Another option that has recently received a great deal of attention in scientific research is superconducting magnets. They have an obvious advantage: they can create a magnetic “shield” around a spacecraft with a strength of up to 1 tesla, but their use involves enormous potential costs. They require continuous cryogenic cooling and constant power supply both for the cooling system and for the magnets themselves. If power to any of these components is lost, the protective screen will fail completely, and the crew will be fully exposed to radiation.
Permanent magnets and their effectiveness
To address these problems, the authors turned to a compromise option: permanent magnets. They are well studied, extremely reliable, and require no energy to operate. In addition, they weigh much less than other “passive” solutions, limiting the impact of the rocket equation on their economic feasibility. To prove their idea, the researchers developed an analytical model to test whether an array of permanent neodymium-iron-boron magnets, or NdFeB magnets, could alter the trajectory of a collimated proton beam, essentially simulating a solar particle event.
The short answer is yes, it is possible, but only up to certain energy levels.
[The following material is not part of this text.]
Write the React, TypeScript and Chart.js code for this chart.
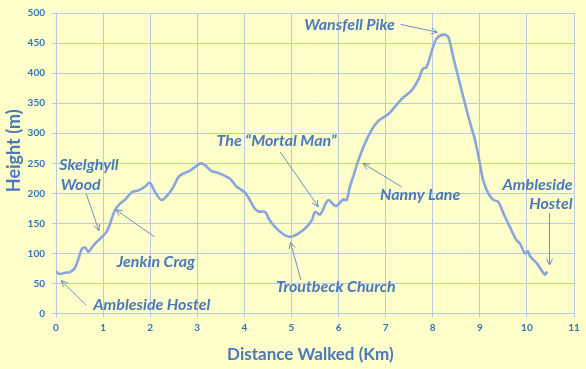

The authors created an array of 1,482 permanent magnets, each measuring 3 × 3 × 3 centimeters, and placed them all over an area of 1 square meter, or 11 square feet. This permanent protective screen, weighing no more than 300 kilograms, or 661 pounds, ultimately deflected about 20 percent of incoming solar particles in the energy range from 0.1 to 10 MeV.
From a functional point of view, that 20 percent actually showed what the permanent magnets were doing: deflecting lower-energy particles. In essence, they acted as a “high-pass” filter, allowing higher-energy protons to pass through while pushing lower-energy ones aside. But this was not the only technical difficulty with the system.
Protection is not provided
The main problem is that it does not block galactic cosmic rays at all. The protective field itself has a pronounced direction, and since galactic cosmic rays move chaotically and come from all directions, it provides virtually no protection against them. Moreover, there is also a possibility that the protons themselves, when colliding with the magnet, could produce “secondary” radiation, such as neutrons or gamma rays.
Although this may not turn any astronaut into a mutant, it could unintentionally increase the local radiation dose if someone happened to be in the wrong place at the wrong time. Even magnets wear out over time, so the final technical obstacle would be the long-term demagnetization of neodymium, which would gradually reduce the effectiveness of the protective screen.
Despite all the drawbacks, even partial shielding is better than no shielding at all, and it is quite possible that permanent magnets will find use in a hybrid system combining all three methods of reducing radiation exposure. To further test the idea, the team plans to continue studying it using improved Monte Carlo simulations to determine how the system would behave in chaotic, multidirectional conditions. After all, astronauts will need every possible form of help to avoid excessive radiation exposure before they reach their destination in deep space.